Des antennes de télécommunication volantes?

Il est ainsi théoriquement possible de propulser des dirigeables en s’inspirant de la nature; ceci est aussi pratiquement possible grâce à la technologie des EAP: les expériences réalisées par les chercheurs de l’Empa montrent qu’il est possible d’atteindre les déformations et les forces nécessaires pour cela. De plus les EAP permettent sans autres une dilatation de l’enveloppe d’environ 15% indispensable pour la réalisation de mouvements de battement de flexion-rotation.

 

Il reste cependant encore beaucoup à faire dans les laboratoires de l’Empa, comme le remarque Silvain Michel. «La prochaine étape consistera à développer une solution de construction qui satisfasse à la fois les exigences aérostatiques, aérodynamiques et structurales». De plus, les scientifiques de l’Empa devront encore améliorer la durabilité des actuateurs EAP. Ce n’est que lorsque les EAP auront une durée de fonctionnement fiable suffisamment longue qu’il sera alors possible de remplacer les satellites coûteux ou les hélicoptères bruyants pour des dirigeables propulsés par des EAP, pour par exemple observer sans bruit des animaux dans leur habitat naturel, comme porteurs d’équipement télévisé pour la transmission de manifestations sportives ou encore aussi comme plateformes de télécommunication, pour ainsi dire comme antennes volantes pour la téléphonie mobile.

 

Contact:
Silvain Michel, Lab. Materials and Engineering, tél. +41 44 823 45 88, , www.empa.ch/eap

Rédaction:
Manuel Martin, Section Communication, tél. +41 44 823 49 09,

 
 
 

Comment fonctionnent les polymères électroactifs (EAP)?

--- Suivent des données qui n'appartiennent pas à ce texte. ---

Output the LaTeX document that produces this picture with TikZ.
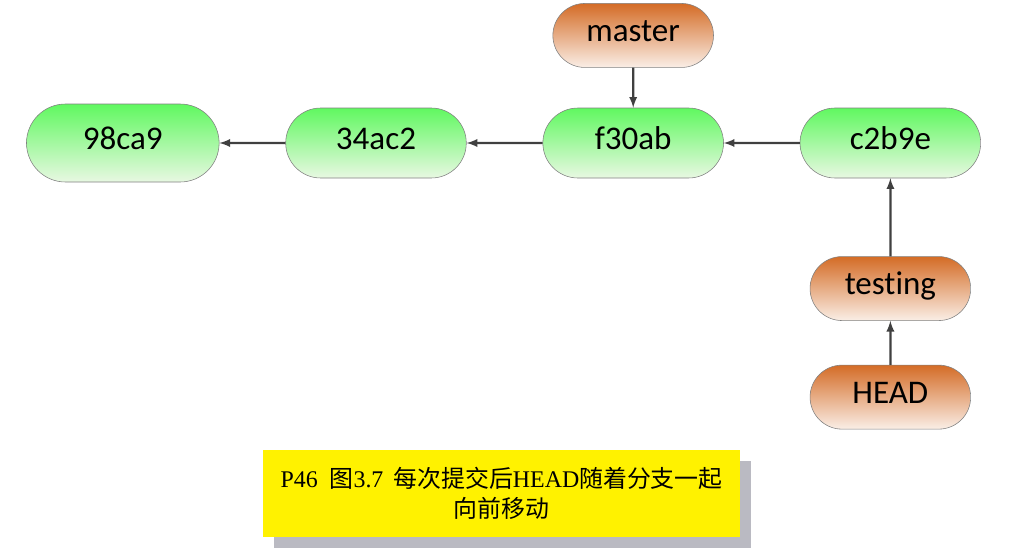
\documentclass[tikz,border=0pt]{standalone}
\usepackage{fontspec}
\setmainfont{Liberation Serif}
\newfontfamily\calibri[Ligatures=NoCommon]{Carlito}
\newfontfamily\cjk{Noto Sans CJK SC}
\usepackage{tikz}
\usetikzlibrary{matrix,positioning,arrows,shapes,shadows}
\definecolor{commitgreen}{RGB}{96,248,96}
\definecolor{commitpale}{RGB}{232,248,226}
\definecolor{branchorange}{RGB}{212,108,38}
\definecolor{branchpale}{RGB}{250,238,230}
\definecolor{arrowgray}{RGB}{64,64,64}
\definecolor{shadowgray}{RGB}{186,186,194}
\tikzset{
  commit/.style={rounded rectangle, draw=gray, top color=commitgreen, bottom color=commitpale,
                 minimum width=4.75cm, minimum height=1.75cm},
  branch/.style={rounded rectangle, draw=gray, top color=branchorange, bottom color=branchpale,
                 minimum width=4.25cm, minimum height=1.6cm},
  link/.style={->, >=latex, draw=arrowgray, line width=1.6pt},
  caption/.style={fill=yellow, minimum width=11.925cm, minimum height=2.175cm, inner sep=0pt,
                  align=center, font=\fontsize{17}{21}\selectfont,
                  drop shadow={shadow xshift=.28cm, shadow yshift=-.28cm, fill=shadowgray, opacity=1}}
}

\begin{document}
\begin{tikzpicture}
\useasboundingbox (0,0) rectangle (25.375,-13.975);
\matrix (m) [matrix of nodes, row sep=0.9cm, column sep=1.9cm, text height=2.2ex, text depth=0.3ex,
             nodes={font=\calibri\fontsize{23.5}{27}\selectfont},
             matrix anchor=m-2-2.center] at (9.4,-3.575)
{  &[-0.25cm] & |[branch]| master & \\
   |[commit, minimum width=5.05cm, minimum height=1.95cm]| 98ca9 &[-0.25cm] |[commit]| 34ac2 & |[commit]| f30ab & |[commit]| c2b9e \\[0.95cm]
   &[-0.25cm] & & |[branch]| testing \\[0.2cm]
   &[-0.25cm] & & |[branch]| HEAD \\ };
\path
(m-2-2) edge[link] (m-2-1)
(m-2-3) edge[link] (m-2-2)
(m-2-4) edge[link] (m-2-3)
(m-1-3) edge[link] (m-2-3);
\path
(m-3-4) edge[link] (m-2-4)
(m-4-4) edge[link] (m-3-4);
\node[caption] (note) at (12.54,-12.34)
  {P46\ \ {\cjk 图}3.7\ \,{\cjk 每次提交后}HEAD{\cjk 随着分支一起}\\{\cjk 向前移动}};
\end{tikzpicture}
\end{document}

Les EAP sont capables de transformer directement l’énergie électrique en travail mécanique en modifiant leur forme sous l’action d’un champ électrique. Ils s’allongent sous l’action de ce champ électrique et se rétractent à nouveau lorsque ce champ disparaît. Pour cela les feuilles de polymère sont enduites sur leurs deux faces d’un revêtement électroconducteur ultramince de graphite. Lorsqu’on applique une tension électrique à ces couches de graphite, l’ensemble fonctionne comme un condensateur électrique souple. Les forces électrostatiques ainsi créées compriment le polymère perpendiculairement à sa surface, le contraignant ainsi à s’étendre.